Smile for the camera. Laugh for the pencil sharpener. Dance for the refrigerator
Pretending to fall asleep on the train so the conductor picks me up and carries me to bed
Hey baby, do you like tan lines? Because I fell asleep with a badminton racquet on my face again and
If you see me out in public but we haven’t spoken since high school let’s keep it that way.
I was arrested last Halloween. Apparently it’s illegal to chase someone yelling, Touch me! Even if they are dressed as the Grim Reaper.
stop saying millennials aren’t having kids. my posts are my children and I’m deeply disappointed in all of them
I know repetitive noises irritate people so I’m surprised there weren’t more rage-induced murders back when typewriters were being used
[robbery]
ROBBER: Give me all your money!
ME: I don’t have it all with me.
ROBBER: Dang!
I forgot take my phone to the bathroom, so I had to start an argument about politics with the guy in the stall next to me
Underage me: pretends to be sick so I can sneak out window to go to a party
Older me: pretends to be sick so I don’t have to go to a party
Game developer: his name is Donkey
Nintendo: nice
Developer: he’s a gorilla
Nintendo: ok twist
Developer: who wears a necktie
Nintendo: hm anything else? pants?
Developer: how would a gorilla put on pants?
Nintendo: right, yeah I wasn’t thinking
“Why don’t traffic cops wear pullovers?” and other questions that I ponder at 3:30 a.m.
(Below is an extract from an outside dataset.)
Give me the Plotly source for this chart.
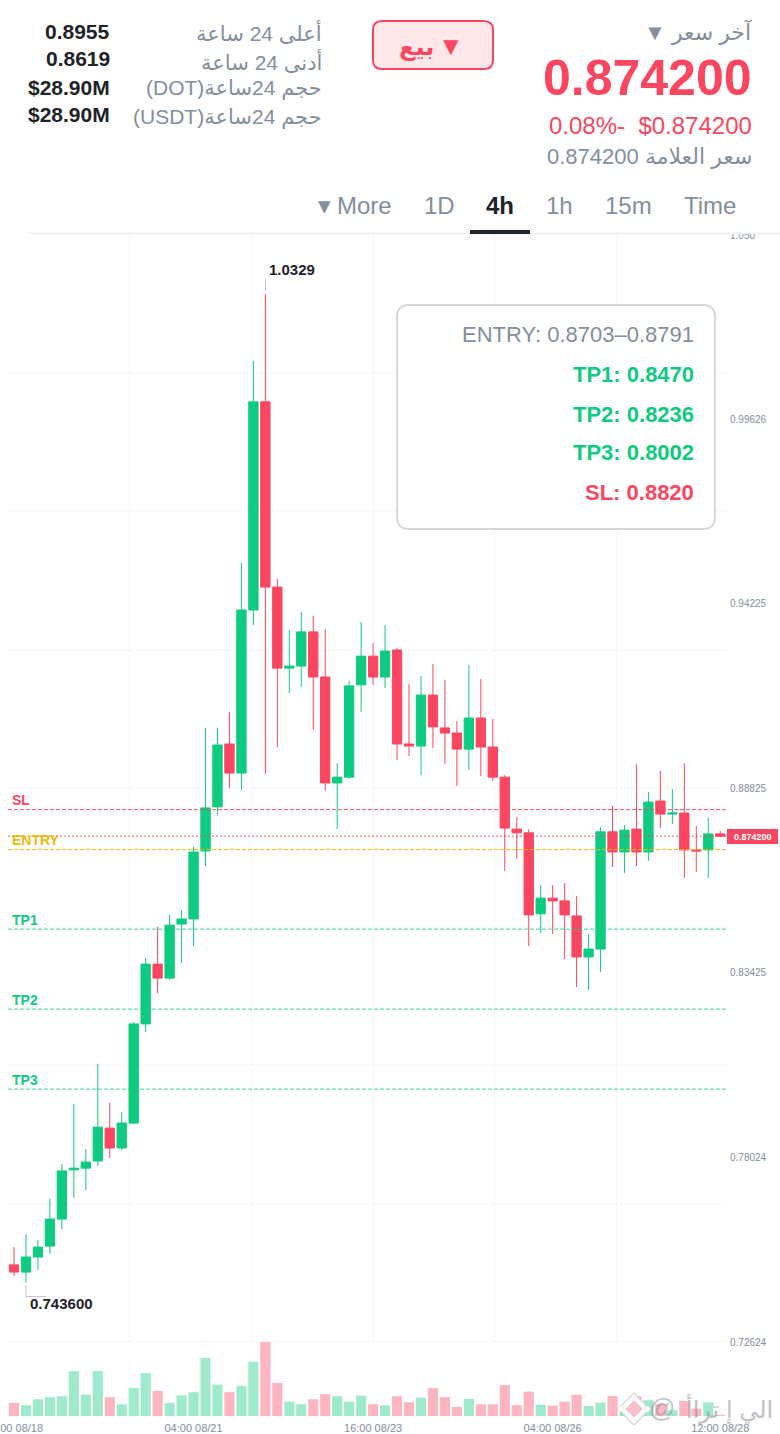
import plotly.graph_objects as go

W, H = 780, 1434

# ---- data -------------------------------------------------------------
opens = [0.7488, 0.7467, 0.7511, 0.7543, 0.7622, 0.7766, 0.7771, 0.7792, 0.7888, 0.7830,
         0.7903, 0.8193, 0.8368, 0.8327, 0.8485, 0.8500, 0.8699, 0.8828, 0.9012, 0.8927,
         0.9404, 1.0013, 0.9471, 0.9234, 0.9240, 0.9340, 0.9208, 0.8898, 0.8915, 0.9185,
         0.9269, 0.9208, 0.9287, 0.9012, 0.9006, 0.9155, 0.9059, 0.9044, 0.8997, 0.9088,
         0.9003, 0.8915, 0.8763, 0.8752, 0.8515, 0.8561, 0.8553, 0.8509, 0.8389, 0.8412,
         0.8755, 0.8696, 0.8763, 0.8696, 0.8845, 0.8807, 0.8810, 0.8702, 0.8702, 0.8749]
closes = [0.7467, 0.7511, 0.7540, 0.7622, 0.7763, 0.7771, 0.7789, 0.7891, 0.7830, 0.7903,
          0.8193, 0.8368, 0.8327, 0.8482, 0.8500, 0.8696, 0.8825, 0.9009, 0.8927, 0.9404,
          1.0013, 0.9471, 0.9234, 0.9240, 0.9340, 0.9208, 0.8898, 0.8915, 0.9182, 0.9269,
          0.9208, 0.9284, 0.9012, 0.9006, 0.9155, 0.9062, 0.9044, 0.8997, 0.9088, 0.9003,
          0.8915, 0.8766, 0.8752, 0.8512, 0.8561, 0.8553, 0.8512, 0.8389, 0.8412, 0.8755,
          0.8696, 0.8760, 0.8696, 0.8842, 0.8807, 0.8810, 0.8702, 0.8699, 0.8749, 0.8742]
highs = [0.7540, 0.7578, 0.7561, 0.7681, 0.7783, 0.7959, 0.7827, 0.8076, 0.7962, 0.7935,
         0.8199, 0.8386, 0.8477, 0.8512, 0.8526, 0.8711, 0.9059, 0.9059, 0.9106, 0.9542,
         1.0133, 1.0329, 0.9495, 0.9346, 0.9398, 0.9386, 0.9348, 0.8956, 0.9196, 0.9369,
         0.9308, 0.9360, 0.9293, 0.9188, 0.9211, 0.9246, 0.9199, 0.9079, 0.9243, 0.9202,
         0.9085, 0.8921, 0.8798, 0.8763, 0.8599, 0.8599, 0.8605, 0.8567, 0.8456, 0.8769,
         0.8831, 0.8775, 0.8953, 0.8872, 0.8933, 0.8880, 0.8956, 0.8772, 0.8796, 0.8757]
lows = [0.7456, 0.7436, 0.7473, 0.7520, 0.7593, 0.7684, 0.7707, 0.7777, 0.7801, 0.7824,
        0.7900, 0.8169, 0.8283, 0.8322, 0.8371, 0.8421, 0.8655, 0.8804, 0.8883, 0.8877,
        0.9360, 0.8924, 0.9003, 0.9161, 0.9179, 0.9053, 0.8875, 0.8763, 0.8910, 0.9106,
        0.9185, 0.9176, 0.8965, 0.8977, 0.8921, 0.9000, 0.8953, 0.8889, 0.8936, 0.8918,
        0.8904, 0.8640, 0.8676, 0.8421, 0.8459, 0.8456, 0.8383, 0.8301, 0.8292, 0.8345,
        0.8652, 0.8635, 0.8655, 0.8670, 0.8766, 0.8778, 0.8620, 0.8638, 0.8620, 0.8740]
volumes = [13.0, 10.7, 16.7, 18.7, 19.7, 44.7, 21.3, 44.7, 18.7, 11.7,
           28.0, 42.7, 25.0, 13.0, 20.7, 23.7, 57.7, 31.3, 23.7, 30.0,
           54.0, 73.7, 33.0, 14.3, 11.7, 16.7, 21.7, 19.7, 14.3, 20.3,
           11.7, 10.7, 19.7, 13.7, 18.3, 27.7, 18.7, 9.0, 17.0, 11.7,
           11.7, 30.7, 10.7, 24.3, 11.3, 10.3, 14.3, 21.0, 10.0, 13.3,
           20.0, 10.0, 19.7, 15.7, 12.0, 5.7, 15.0, 7.3, 13.7, 1.0]

time_tick_index = [0, 15, 30, 45, 59]
time_tick_text = ["16:00 08/18", "04:00 08/21", "16:00 08/23", "04:00 08/26", "12:00 08/28"]
price_tick_vals = [1.050, 0.99626, 0.94225, 0.88825, 0.83425, 0.78024, 0.72624]
price_tick_text = ["1.050", "0.99626", "0.94225", "0.88825", "0.83425", "0.78024", "0.72624"]
grid_index = [-0.5, 9.65, 19.84, 30.03, 40.14, 50.33]
grid_prices = [1.00975, 0.96937, 0.92870, 0.88832, 0.84766, 0.80728, 0.76662, 0.72624]

last_price = 0.8742
sl_level = 0.8820
entry_level = 0.8703
tp_levels = [0.8470, 0.8236, 0.8002]

# ---- style ------------------------------------------------------------
GREEN = "#0ECB81"
RED = "#FB4661"
GRAY = "#848E9C"
DARK = "#1E2329"
ORANGE = "#F0B90B"
FONT = "Liberation Sans, Arimo, Arial, DejaVu Sans, sans-serif"
RTL = lambda s: "\u2067" + s + "\u2069"


def px_x(p):
    return p / W


def px_y(p):
    return 1 - p / H


indices = list(range(len(opens)))
bar_colors = [GREEN if c >= o else RED for o, c in zip(opens, closes)]

fig = go.Figure()
fig.add_trace(go.Candlestick(
    x=indices, open=opens, high=highs, low=lows, close=closes,
    increasing=dict(line=dict(color=GREEN, width=1), fillcolor=GREEN),
    decreasing=dict(line=dict(color=RED, width=1), fillcolor=RED),
    whiskerwidth=0, xaxis="x", yaxis="y", showlegend=False,
))
fig.add_trace(go.Bar(
    x=indices, y=volumes, width=0.85,
    marker=dict(color=bar_colors, opacity=0.4, line=dict(width=0)),
    xaxis="x2", yaxis="y2", showlegend=False,
))

shapes = []


def level(y, color, dash, width=1, opacity=1.0):
    shapes.append(dict(type="line", xref="x domain", yref="y", x0=0, x1=1, y0=y, y1=y,
                       line=dict(color=color, dash=dash, width=width), opacity=opacity,
                       layer="above"))


def rect_px(x0, y0, x1, y1, fill, line_color=None, line_width=0):
    shapes.append(dict(type="rect", xref="paper", yref="paper",
                       x0=px_x(x0), x1=px_x(x1), y0=px_y(y0), y1=px_y(y1),
                       fillcolor=fill, line=dict(color=line_color or fill, width=line_width),
                       layer="above"))


def pt(a, b):
    return f"{px_x(a):.5f},{px_y(b):.5f}"


def round_rect_px(x0, y0, x1, y1, r, fill, line_color, line_width):
    path = (f"M {pt(x0 + r, y0)} L {pt(x1 - r, y0)} Q {pt(x1, y0)} {pt(x1, y0 + r)} "
            f"L {pt(x1, y1 - r)} Q {pt(x1, y1)} {pt(x1 - r, y1)} "
            f"L {pt(x0 + r, y1)} Q {pt(x0, y1)} {pt(x0, y1 - r)} "
            f"L {pt(x0, y0 + r)} Q {pt(x0, y0)} {pt(x0 + r, y0)} Z")
    shapes.append(dict(type="path", xref="paper", yref="paper", path=path, fillcolor=fill,
                       line=dict(color=line_color, width=line_width), layer="above"))


def diamond_px(cx, cy, r, fill, line_color, line_width=1):
    path = f"M {pt(cx, cy - r)} L {pt(cx + r, cy)} L {pt(cx, cy + r)} L {pt(cx - r, cy)} Z"
    shapes.append(dict(type="path", xref="paper", yref="paper", path=path, fillcolor=fill,
                       line=dict(color=line_color, width=line_width), layer="above"))


def line_px(x0, y0, x1, y1, color, width=1):
    shapes.append(dict(type="line", xref="paper", yref="paper",
                       x0=px_x(x0), x1=px_x(x1), y0=px_y(y0), y1=px_y(y1),
                       line=dict(color=color, width=width), layer="above"))


level(sl_level, RED, "4px,2px", 1, 0.9)
level(last_price, RED, "2px,2px", 1.6, 0.6)
level(entry_level, ORANGE, "4px,2px", 1, 0.95)
for tp in tp_levels:
    level(tp, GREEN, "4px,2px", 1.4, 0.55)

# header cover, tab border and tab marker
rect_px(0, 0, W, 234, "#FFFFFF")
line_px(28, 233.5, W, 233.5, "#EEEFF1", 2)
line_px(470, 232, 530, 232, DARK, 4)
# sell button, info box, price tag, extreme markers
round_rect_px(373, 21, 493, 69, 9, "#FFE6E9", RED, 2)
round_rect_px(397, 305, 715, 529, 12, "rgba(255,255,255,0.92)", "#D5D8DC", 2)
rect_px(727, 829, 778, 844, RED)
line_px(265.5, 279, 265.5, 291, "#C4C8CE", 1)
line_px(26, 1285, 26, 1297, "#C4C8CE", 1)
line_px(26, 1296.5, 46, 1296.5, "#C4C8CE", 1)
# watermark logo
diamond_px(634, 1409, 16, "rgba(255,255,255,0.85)", "rgba(190,190,195,0.55)", 1.5)
diamond_px(634, 1409, 8, "rgba(251,150,165,0.55)", "rgba(170,170,175,0.5)", 1)
diamond_px(620.5, 1409, 3.5, "rgba(255,255,255,0.95)", "rgba(190,190,195,0.4)", 0.5)
diamond_px(647.5, 1409, 3.5, "rgba(255,255,255,0.95)", "rgba(190,190,195,0.4)", 0.5)

annotations = []


def text(x, y, s, size, color, anchor="right", bold=False, opacity=1.0):
    annotations.append(dict(
        xref="paper", yref="paper", x=px_x(x), y=px_y(y), text=f"<b>{s}</b>" if bold else s,
        showarrow=False, xanchor=anchor, yanchor="middle", opacity=opacity,
        font=dict(family=FONT, size=size, color=color), borderpad=0, borderwidth=0,
    ))


text(752, 32, RTL("آخر سعر ▼"), 22, GRAY)
text(752, 78, "0.874200", 50, RED, bold=True)
text(752, 126, "0.08%-\u00a0\u00a0$0.874200", 24, RED)
text(752, 157, RTL("سعر العلامة 0.874200"), 22, GRAY)
text(416, 47, "بيع", 24, RED, "center", bold=True)
text(451, 46, "▼", 26, RED, "center")

high_low_labels = ["أعلى 24 ساعة", "أدنى 24 ساعة", "حجم 24ساعة(DOT)", "حجم 24ساعة(USDT)"]
high_low_values = ["0.8955", "0.8619", "$28.90M", "$28.90M"]
for y, label, val in zip([33, 61, 89, 117], high_low_labels, high_low_values):
    text(322, y, RTL(label), 21, GRAY)
    text(110, y - 2, val, 21, DARK, bold=True)

for cx, label in [(710, "Time"), (628, "15m"), (559, "1h"), (439, "1D"), (364, "More")]:
    text(cx, 206, label, 24, GRAY, "center")
text(500, 206, "4h", 24, DARK, "center", bold=True)
text(324, 205, "▾", 25, GRAY, "center")

text(694, 334.5, "ENTRY: 0.8703–0.8791", 22, GRAY)
text(694, 374.5, "TP1: 0.8470", 22, GREEN, bold=True)
text(694, 414, "TP2: 0.8236", 22, GREEN, bold=True)
text(694, 452, "TP3: 0.8002", 22, GREEN, bold=True)
text(694, 492, "SL: 0.8820", 22, RED, bold=True)

text(269, 269.5, "1.0329", 15, DARK, "left", bold=True)
text(30, 1303.5, "0.743600", 15, DARK, "left", bold=True)

text(12, 800, "SL", 14, RED, "left", bold=True)
text(12, 840, "ENTRY", 14, ORANGE, "left", bold=True)
text(12, 920, "TP1", 14, GREEN, "left", bold=True)
text(12, 1000, "TP2", 14, GREEN, "left", bold=True)
text(12, 1080, "TP3", 14, GREEN, "left", bold=True)

text(752.5, 836.5, "0.874200", 9, "#FFFFFF", "center", bold=True)
text(773, 1409, RTL("الي إ تراأ"), 24, "#8A8F98", "right", opacity=0.55)
text(662, 1408, "@", 26, "#8A8F98", "center", opacity=0.55)

axis_font = dict(family=FONT, size=10, color=GRAY)
time_font = dict(family=FONT, size=11, color=GRAY)
x_range = [-0.5013, 59.565]
fig.update_layout(
    width=W, height=H, margin=dict(l=0, r=0, t=0, b=0, autoexpand=False),
    paper_bgcolor="#FFFFFF", plot_bgcolor="#FFFFFF", showlegend=False,
    boxgap=0.22, boxgroupgap=0,
    xaxis=dict(domain=[px_x(8), px_x(727)], range=x_range, anchor="y", showticklabels=False,
               rangeslider=dict(visible=False), tickmode="array", tickvals=grid_index,
               showgrid=True, gridcolor="#F5F6F7", gridwidth=1, zeroline=False, ticks="",
               showline=False),
    yaxis=dict(domain=[px_y(1342), px_y(234)], range=[0.72624, 1.05041], side="right", anchor="x",
               tickmode="array", tickvals=price_tick_vals, ticktext=price_tick_text,
               tickfont=axis_font, showgrid=False, zeroline=False, ticks="", showline=False,
               ticklabelstandoff=2),
    xaxis2=dict(domain=[px_x(8), px_x(727)], range=x_range, anchor="y2", tickmode="array",
                tickvals=time_tick_index, ticktext=time_tick_text, tickfont=time_font,
                showgrid=False, zeroline=False, ticks="", showline=False,
                ticklabeloverflow="allow", ticklabelstandoff=4),
    yaxis2=dict(domain=[px_y(1416), px_y(1342)], range=[0, 73.7], anchor="x2", side="right",
                showticklabels=False, showgrid=False, zeroline=False, ticks="", showline=False),
    shapes=shapes, annotations=annotations,
)
# horizontal grid lines drawn from the price levels, underneath the candles
for g in grid_prices:
    fig.add_shape(type="line", xref="x domain", yref="y", x0=0, x1=1, y0=g, y1=g,
                  line=dict(color="#F5F6F7", width=1.5 if g == grid_prices[-1] else 1),
                  layer="below")

fig.write_html("out.html", config={"displayModeBar": False},
               post_script="document.body.style.margin='0';document.body.style.overflow='hidden';")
Got kicked out of my motorcycle gang again for trying to sell essential oils
[accidentally makes eye contact with someone] Oh my God, I am so sorry. Are you OK?
[on Shark Tank]
Me: It’s a combat tank operated by sharks
Investor: Finally someone gets it
I’m walking more to lose weight in order to help my knees feel better. Walking more is making my knees sore.
The moral of the story?
Don’t have knees.
I just want someone to look at me the way my dog looks at a dishwasher full of dirty dishes.